Пусть подумает читатель, как я должен был изумляться, когда г. Соловьев вдруг причислил эти возражения к несущественным, или даже к «посторонним предметам»! Развязность, с которой он выражался, навела на меня совершенное недоумение. Но наконец я нашел-таки разгадку! Как бы это ни показалось странным, но он действительно, в точном смысле слова считает эти возражения не важными, — он не хочет уже стоять ни за то, что теория противоречит христианским началам, ни за единый организм человечества, ни за то, как древний мир последовательно объединялся и т. д. Все эти возражения он считает слишком общими, неопределенными; он теперь хочет держаться только определенных (см. выше его слова), т. е. тех исторических фактов, которые будто бы не подходят под теорию, и которых Данилевский не знал по своему невежеству.
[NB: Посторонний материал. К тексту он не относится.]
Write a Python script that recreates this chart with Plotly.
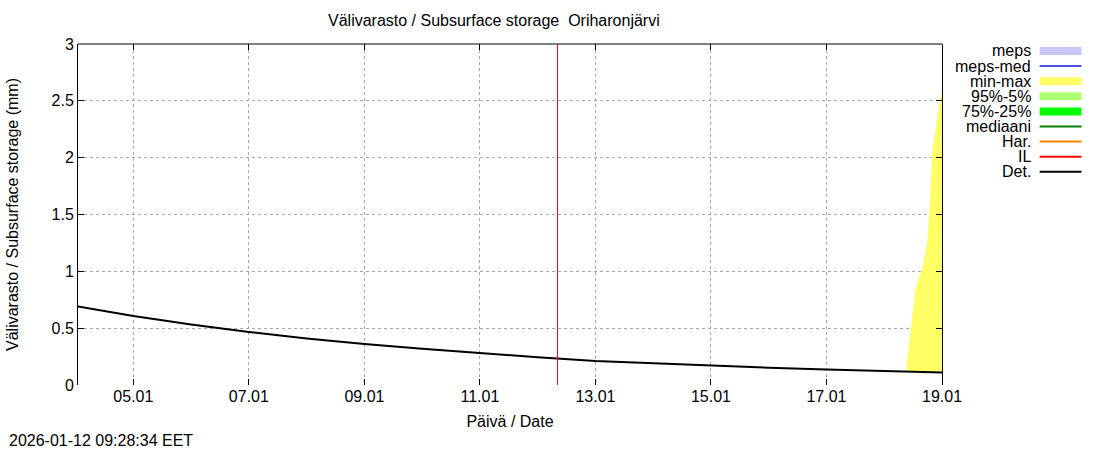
import plotly.graph_objects as go

# Deterministic run (Det.)
det_time = ["2026-01-04 01:00", "2026-01-05", "2026-01-06", "2026-01-07", "2026-01-08",
            "2026-01-09", "2026-01-10", "2026-01-11", "2026-01-12", "2026-01-13",
            "2026-01-14", "2026-01-15", "2026-01-16", "2026-01-17", "2026-01-18",
            "2026-01-19"]
det_value = [0.69, 0.607, 0.533, 0.466, 0.41, 0.36, 0.318, 0.28, 0.245, 0.212,
             0.19, 0.17, 0.152, 0.136, 0.124, 0.11]

# Ensemble min-max band at the end of the period
band_time = ["2026-01-18 09:00", "2026-01-18 10:00", "2026-01-18 11:00", "2026-01-18 12:00",
             "2026-01-18 13:00", "2026-01-18 14:00", "2026-01-18 15:00", "2026-01-18 16:00",
             "2026-01-18 17:00", "2026-01-18 18:00", "2026-01-18 19:00", "2026-01-18 20:00",
             "2026-01-18 21:00", "2026-01-18 22:00", "2026-01-18 23:00", "2026-01-19 00:00"]
band_max = [0.125, 0.30, 0.48, 0.70, 0.85, 0.92, 0.99, 1.04, 1.16, 1.28, 1.62, 2.08,
            2.20, 2.35, 2.50, 2.60]
band_min = [0.125, 0.124, 0.123, 0.122, 0.121, 0.12, 0.119, 0.118, 0.117, 0.116,
            0.115, 0.114, 0.113, 0.112, 0.111, 0.11]

now_time = "2026-01-12 08:15"
x_start, x_end = "2026-01-04 01:00", "2026-01-19 00:00"
tick_vals = ["2026-01-05", "2026-01-07", "2026-01-09", "2026-01-11", "2026-01-13",
             "2026-01-15", "2026-01-17", "2026-01-19"]

legend_names = ["meps", "meps-med", "min-max", "95%-5%", "75%-25%", "mediaani", "Har.", "IL", "Det."]
legend_colors = ["#c8c8f8", "#4b4bdc", "#ffff66", "#b0ff70", "#00ff00", "#008000",
                 "#ff8000", "#ff0000", "#000000"]
legend_widths = [8, 2, 8, 8, 8, 2, 2, 2, 2]

W, H = 1100, 450
L, R, T, B = 75, 942, 44, 385
font = "Liberation Sans, Arial, sans-serif"
fs = 16


def px_x(px):
    return (px - L) / (R - L)


def px_y(py):
    return (B - py) / (B - T)


fig = go.Figure()
fig.add_trace(go.Scatter(x=band_time, y=band_min, mode="lines", line=dict(width=0),
                         showlegend=False, hoverinfo="skip"))
fig.add_trace(go.Scatter(x=band_time, y=band_max, mode="lines", line=dict(width=0),
                         fill="tonexty", fillcolor="#ffff66", showlegend=False))
fig.add_trace(go.Scatter(x=det_time, y=det_value, mode="lines",
                         line=dict(color="black", width=2), showlegend=False))

# analysis time marker
fig.add_shape(type="line", x0=now_time, x1=now_time, y0=0, y1=1, xref="x", yref="paper",
              line=dict(color="red", width=1))
# top border
fig.add_shape(type="line", x0=0, x1=1, y0=1, y1=1, xref="paper", yref="paper",
              line=dict(color="black", width=1))

# legend drawn by hand: text right aligned, sample to the right
for i, (name, col, w) in enumerate(zip(legend_names, legend_colors, legend_widths)):
    yy = px_y(51 + i * 15.1)
    fig.add_annotation(x=px_x(1033), y=yy, xref="paper", yref="paper", text=name,
                       showarrow=False, xanchor="right", yanchor="middle",
                       font=dict(family=font, size=fs, color="black"))
    fig.add_shape(type="line", x0=px_x(1040), x1=px_x(1082), y0=yy, y1=yy,
                  xref="paper", yref="paper", line=dict(color=col, width=w))

fig.add_annotation(x=px_x(492), y=px_y(20), xref="paper", yref="paper",
                   text="Välivarasto / Subsurface storage  Oriharonjärvi", showarrow=False,
                   xanchor="center", yanchor="middle", font=dict(family=font, size=fs))
fig.add_annotation(x=px_x(4), y=px_y(440), xref="paper", yref="paper",
                   text="2026-01-12 09:28:34 EET", showarrow=False,
                   xanchor="left", yanchor="middle", font=dict(family=font, size=fs))

fig.update_layout(
    width=W, height=H,
    margin=dict(l=L, r=W - R, t=T, b=H - B, pad=0),
    plot_bgcolor="white", paper_bgcolor="white",
    font=dict(family=font, size=fs, color="black"),
    showlegend=False,
    xaxis=dict(range=[x_start, x_end], tickvals=tick_vals, tickformat="%d.%m",
               showgrid=True, gridcolor="#a8a8a8", griddash="dot", gridwidth=1,
               showline=False, zeroline=False, ticks="inside", ticklen=6,
               tickcolor="black", mirror="ticks", tickfont=dict(size=fs),
               title=dict(text="Päivä / Date", standoff=11, font=dict(size=fs))),
    yaxis=dict(range=[0, 3], dtick=0.5, showgrid=True, gridcolor="#a8a8a8",
               griddash="dot", gridwidth=1, zeroline=False, showline=True,
               linecolor="black", linewidth=1, mirror="ticks", ticks="inside",
               ticklen=6, tickcolor="black", tickfont=dict(size=fs),
               title=dict(text="Välivarasto / Subsurface storage (mm)", standoff=28,
                          font=dict(size=fs))),
)

fig.write_html("out.html", config={"displayModeBar": False},
               post_script="document.body.style.margin='0';")
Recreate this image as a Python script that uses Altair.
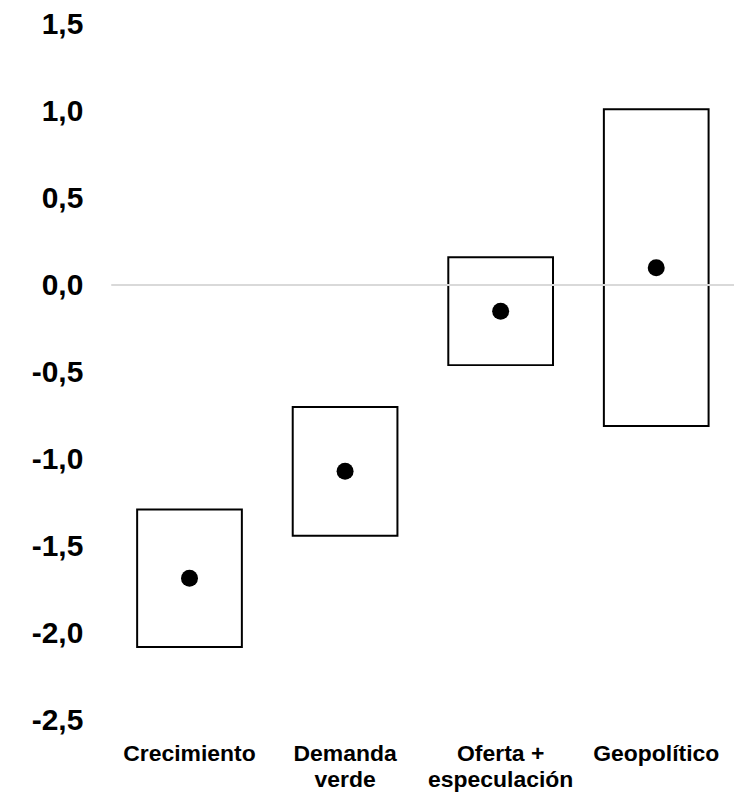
import altair as alt
import pandas as pd

categories = ["Crecimiento", "Demanda\nverde", "Oferta +\nespeculación", "Geopolítico"]
low = [-2.08, -1.44, -0.46, -0.81]
high = [-1.29, -0.70, 0.16, 1.01]
point = [-1.685, -1.07, -0.15, 0.10]
y_ticks = [-2.5, -2.0, -1.5, -1.0, -0.5, 0.0, 0.5, 1.0, 1.5]

df = pd.DataFrame({"cat": categories, "low": low, "high": high, "point": point})

FONT = "Liberation Sans"

x = alt.X(
    "cat:N",
    sort=categories,
    scale=alt.Scale(paddingInner=0, paddingOuter=0),
    axis=alt.Axis(
        title=None, labelAngle=0, domain=False, ticks=False,
        labelFont=FONT, labelFontSize=23, labelFontWeight="bold", labelColor="black",
        labelPadding=22, labelLineHeight=27, labelExpr="split(datum.label, '\\n')",
        labelBaseline="top",
    ),
)

yscale = alt.Scale(domain=[-2.5, 1.5], nice=False, zero=False)
yaxis = alt.Axis(
    title=None, values=y_ticks, domain=False, ticks=False, grid=False,
    labelFont=FONT, labelFontSize=30, labelFontWeight="bold", labelColor="black",
    labelPadding=29,
    labelExpr="replace(replace(format(datum.value, '.1f'), '.', ','), '\u2212', '-')",
)

boxes = alt.Chart(df).mark_bar(
    size=105, fill="white", stroke="black", strokeWidth=2
).encode(
    x=x,
    y=alt.Y("low:Q", scale=yscale, axis=yaxis),
    y2="high:Q",
)

zero = alt.Chart(df).mark_rule(color="#d9d9d9", strokeWidth=2).encode(
    y=alt.datum(0)
)

dots = alt.Chart(df).mark_circle(size=290, color="black", opacity=1).encode(
    x=x,
    y=alt.Y("point:Q", scale=yscale),
)

chart = alt.layer(boxes, zero, dots).properties(
    width=624, height=698,
    autosize=alt.AutoSizeParams(type="none"),
    padding={"left": 104, "top": 15, "right": 6, "bottom": 80},
).configure_view(stroke=None)

chart.save("out.html", embed_options={"renderer": "svg", "actions": False})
Вот на чем построена последняя статья г. Соловьева, вот почему он заговорил об историках и о малых познаниях Данилевского. Он делает вообще следующее рассуждение: «Г. Страхов допускает, конечно, что существуют вообще и такие люди, которые не имеют морального права выступать с историческими теориями, именно — люди, незнакомые с историей. Значит, вопрос только в том, принадлежит ли к их числу автор „России и Европы“, или нет? Если принадлежит, то этого фактического указания с моей стороны было бы, пожалуй, и достаточно. Если же не принадлежит, то его защитнику следовало бы на мое „простое“ опровержение ответить столь же просто, именно показать, что данный историк и филолог, на которых я ссылаюсь, не противоречат мыслям Данилевского»[16].
Вот как я ошибся! Я думал, что главное дело в общих, основных началах, что если Данилевского упрекают в непонимании духа христианства и хода древней истории, или в несоблюдении научных правил естественной системы, то это очень важно, и нужно его оборонять от таких тяжких упреков; я старался показать, что противник сам безобразно напутал в таких и подобных общих вопросах. А он отвечает мне: это не важно, важны вон те данные, на которые я ссылаюсь и которые противоречат теории.